>> BEGIN

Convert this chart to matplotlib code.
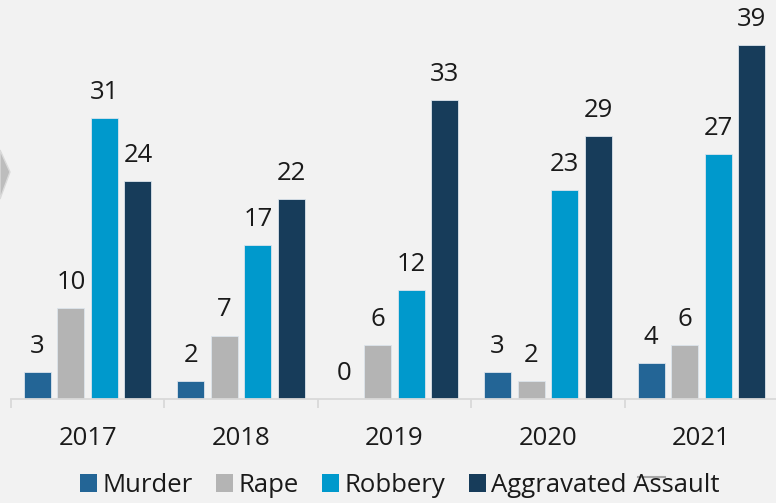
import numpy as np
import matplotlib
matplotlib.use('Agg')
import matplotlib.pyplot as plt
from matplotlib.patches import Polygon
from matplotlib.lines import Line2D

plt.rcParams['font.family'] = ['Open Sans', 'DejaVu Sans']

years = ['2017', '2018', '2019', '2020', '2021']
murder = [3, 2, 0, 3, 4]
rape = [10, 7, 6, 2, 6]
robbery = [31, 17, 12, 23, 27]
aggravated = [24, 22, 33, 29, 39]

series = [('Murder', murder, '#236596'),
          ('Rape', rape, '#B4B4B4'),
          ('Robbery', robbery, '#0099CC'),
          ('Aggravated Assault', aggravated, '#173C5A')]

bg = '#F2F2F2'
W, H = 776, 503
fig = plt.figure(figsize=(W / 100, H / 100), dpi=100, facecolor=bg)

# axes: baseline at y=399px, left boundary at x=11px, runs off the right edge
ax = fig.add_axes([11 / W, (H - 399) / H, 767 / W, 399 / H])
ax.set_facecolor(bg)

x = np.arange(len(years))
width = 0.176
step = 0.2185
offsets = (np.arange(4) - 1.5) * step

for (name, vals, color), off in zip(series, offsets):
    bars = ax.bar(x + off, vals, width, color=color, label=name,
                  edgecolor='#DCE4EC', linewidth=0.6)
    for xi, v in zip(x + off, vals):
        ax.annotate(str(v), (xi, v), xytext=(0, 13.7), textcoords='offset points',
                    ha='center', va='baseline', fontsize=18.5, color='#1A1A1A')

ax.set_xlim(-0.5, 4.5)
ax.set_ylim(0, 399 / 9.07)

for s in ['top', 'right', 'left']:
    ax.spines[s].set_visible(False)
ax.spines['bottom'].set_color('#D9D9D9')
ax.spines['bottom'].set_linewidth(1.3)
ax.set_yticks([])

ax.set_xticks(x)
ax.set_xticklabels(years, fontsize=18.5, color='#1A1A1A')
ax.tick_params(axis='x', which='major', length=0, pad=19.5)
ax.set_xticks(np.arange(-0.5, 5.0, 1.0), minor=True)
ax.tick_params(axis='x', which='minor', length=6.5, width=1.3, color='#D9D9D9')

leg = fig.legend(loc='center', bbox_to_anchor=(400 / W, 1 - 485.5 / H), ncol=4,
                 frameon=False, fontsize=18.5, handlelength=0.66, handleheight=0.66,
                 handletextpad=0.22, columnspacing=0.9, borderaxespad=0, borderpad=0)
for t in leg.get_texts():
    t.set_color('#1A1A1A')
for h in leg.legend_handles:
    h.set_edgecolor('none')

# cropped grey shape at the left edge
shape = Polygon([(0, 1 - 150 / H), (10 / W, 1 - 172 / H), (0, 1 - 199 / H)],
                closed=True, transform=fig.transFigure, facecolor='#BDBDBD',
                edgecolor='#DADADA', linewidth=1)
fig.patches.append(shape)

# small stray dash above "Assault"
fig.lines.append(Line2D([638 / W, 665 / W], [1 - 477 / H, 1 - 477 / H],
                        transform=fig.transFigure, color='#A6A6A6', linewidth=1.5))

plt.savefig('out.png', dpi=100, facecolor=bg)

>> END

Return the material line for line, from its beginning to the line that contains "offsets = (np.arange(4) - 1.5) * step", with the pictures left out.

▶ **Final result**:
Convert this chart to matplotlib code.
import numpy as np
import matplotlib
matplotlib.use('Agg')
import matplotlib.pyplot as plt
from matplotlib.patches import Polygon
from matplotlib.lines import Line2D

plt.rcParams['font.family'] = ['Open Sans', 'DejaVu Sans']

years = ['2017', '2018', '2019', '2020', '2021']
murder = [3, 2, 0, 3, 4]
rape = [10, 7, 6, 2, 6]
robbery = [31, 17, 12, 23, 27]
aggravated = [24, 22, 33, 29, 39]

series = [('Murder', murder, '#236596'),
          ('Rape', rape, '#B4B4B4'),
          ('Robbery', robbery, '#0099CC'),
          ('Aggravated Assault', aggravated, '#173C5A')]

bg = '#F2F2F2'
W, H = 776, 503
fig = plt.figure(figsize=(W / 100, H / 100), dpi=100, facecolor=bg)

# axes: baseline at y=399px, left boundary at x=11px, runs off the right edge
ax = fig.add_axes([11 / W, (H - 399) / H, 767 / W, 399 / H])
ax.set_facecolor(bg)

x = np.arange(len(years))
width = 0.176
step = 0.2185
offsets = (np.arange(4) - 1.5) * step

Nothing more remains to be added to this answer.